Supreme Court Rules Asylum Seekers Cannot Challenge Deportation in Court
Politics

Supreme Court Rules Asylum Seekers Cannot Challenge Deportation in Court

The Supreme Court has ruled that asylum seekers can be deported without judicial review of their cases.

On Thursday, The New York Times reported that the court determined that if an asylum seeker's claims are initially denied by immigration officials, they will have no right to challenge that decision in federal court. Under this new ruling, authorities can fast-track the deportation of people who they believe do not have a "credible fear" of persecution in their country of origin.

The 7-2 decision pertained to the case of Vijayakumar Thuraissigiam, a Sri Lankan farmer who is part of the country's long-persecuted Tamil minority. He said that he faced harm if he returned, as he had been abducted, arrested, and beaten, which NPR noted fit "a pattern of similar violence carried out against Tamils" in Sri Lanka.

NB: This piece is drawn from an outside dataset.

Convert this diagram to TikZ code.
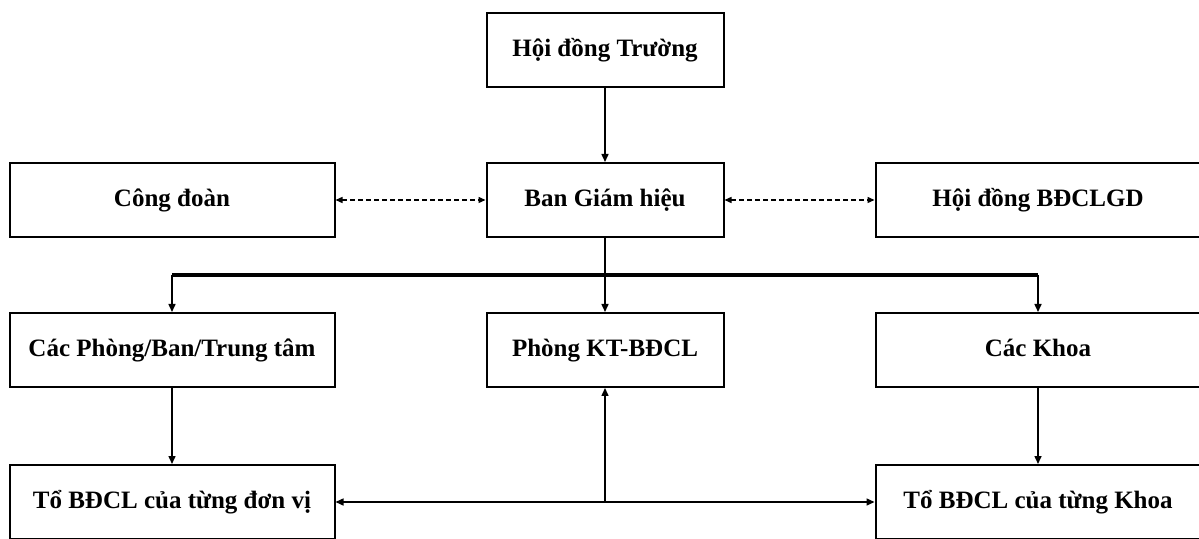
\documentclass[tikz,border=0pt]{standalone}
\usepackage{fontspec}
\setmainfont{Liberation Serif}
\usepackage{tikz}
\usetikzlibrary{arrows.meta,positioning,calc}
\tikzset{
  orgbox/.style ={draw=black,line width=1pt,fill=white,minimum height=37pt,
                  text height=9pt,text depth=2.5pt,
                  inner sep=3pt,align=center,font=\fontsize{12.5}{14}\selectfont\bfseries},
  wide/.style   ={orgbox,minimum width=162.5pt},
  mid/.style    ={orgbox,minimum width=118.5pt},
  flow/.style   ={-{Triangle[length=4pt,width=3.5pt]},line width=0.75pt,draw=black},
  link/.style   ={line width=0.75pt,draw=black},
  busline/.style={line width=1.8pt,draw=black},
  coop/.style   ={{Triangle[length=3.5pt,width=3pt]}-{Triangle[length=3.5pt,width=3pt]},
                  line width=0.7pt,draw=black,dash pattern=on 2.5pt off 1.5pt}
}
\begin{document}
\begin{tikzpicture}[x=0.5pt,y=-0.5pt,node distance=37pt and 75pt]
    \useasboundingbox (0,0) rectangle (1199,539);
    \node[mid] (hdt) at (605,50) {Hội đồng Trường};
    \node[mid,below=of hdt] (bgh) {Ban Giám hiệu};
    \node[wide,left=of bgh] (cd) {Công đoàn};
    \node[wide,right=of bgh] (hdb) {Hội đồng BĐCLGD};
    \node[mid,below=of bgh] (pkt) {Phòng KT-BĐCL};
    \node[wide,left=of pkt] (cp) {Các Phòng/Ban/Trung tâm};
    \node[wide,right=of pkt] (ck) {Các Khoa};
    \node[wide,below=38pt of cp] (tdv) {Tổ BĐCL của từng đơn vị};
    \node[wide,below=38pt of ck] (tk) {Tổ BĐCL của từng Khoa};
    % top part
    \draw[flow] (hdt) -- (bgh);
    \draw[coop] (cd) -- (bgh);
    \draw[coop] (bgh) -- (hdb);
    % bus to the three units
    \coordinate (bus) at ($(bgh.south)!0.5!(pkt.north)$);
    \draw[link] (bgh) -- (bus);
    \draw[busline] (cp.north |- bus) -- (ck.north |- bus);
    \foreach \n in {cp,pkt,ck}
      \draw[flow] (\n.north |- bus) -- (\n);
    % lower part
    \draw[flow] (cp) -- (tdv);
    \draw[flow] (ck) -- (tk);
    \coordinate (junc) at (pkt.south |- tdv.east);
    \draw[flow] (junc) -- (tdv);
    \draw[flow] (junc) -- (tk);
    \draw[flow] (junc) -- (pkt);
\end{tikzpicture}
\end{document}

In response to the rejection of his asylum claim, Thuraissigiam filed a habeas corpus petition. However, the Supreme Court ruled that he was not able to invoke the Constitutional guarantee against unlawful detention, with Justice Samuel Alito writing that the protection was intended for those seeking release, not as a way to get into federal court. Elsewhere in the majority decision, Alito wrote that due process doesn't automatically apply to immigrants who have not been legally admitted.

In the dissenting opinion were Justices Elena Kagan and Sonia Sotomayor, who wrote that it was wrong to deny constitutional protections to asylum seekers and argued that it "increases the risk of erroneous immigration decisions." Echoing this was the ACLU's Lee Gelernt, who said said the ruling will result in "some people facing flawed deportation orders can be forcibly removed with no judicial oversight, putting their lives in grave danger."

The decision is an unfortunate win for the Trump administration who have argued that the asylum system is abused. They are also seeking to apply a rule that allows the immediate deportation of undocumented immigrants detained within 14 days of entry and within 100 miles of the border to anywhere in the U.S. within two years of entry.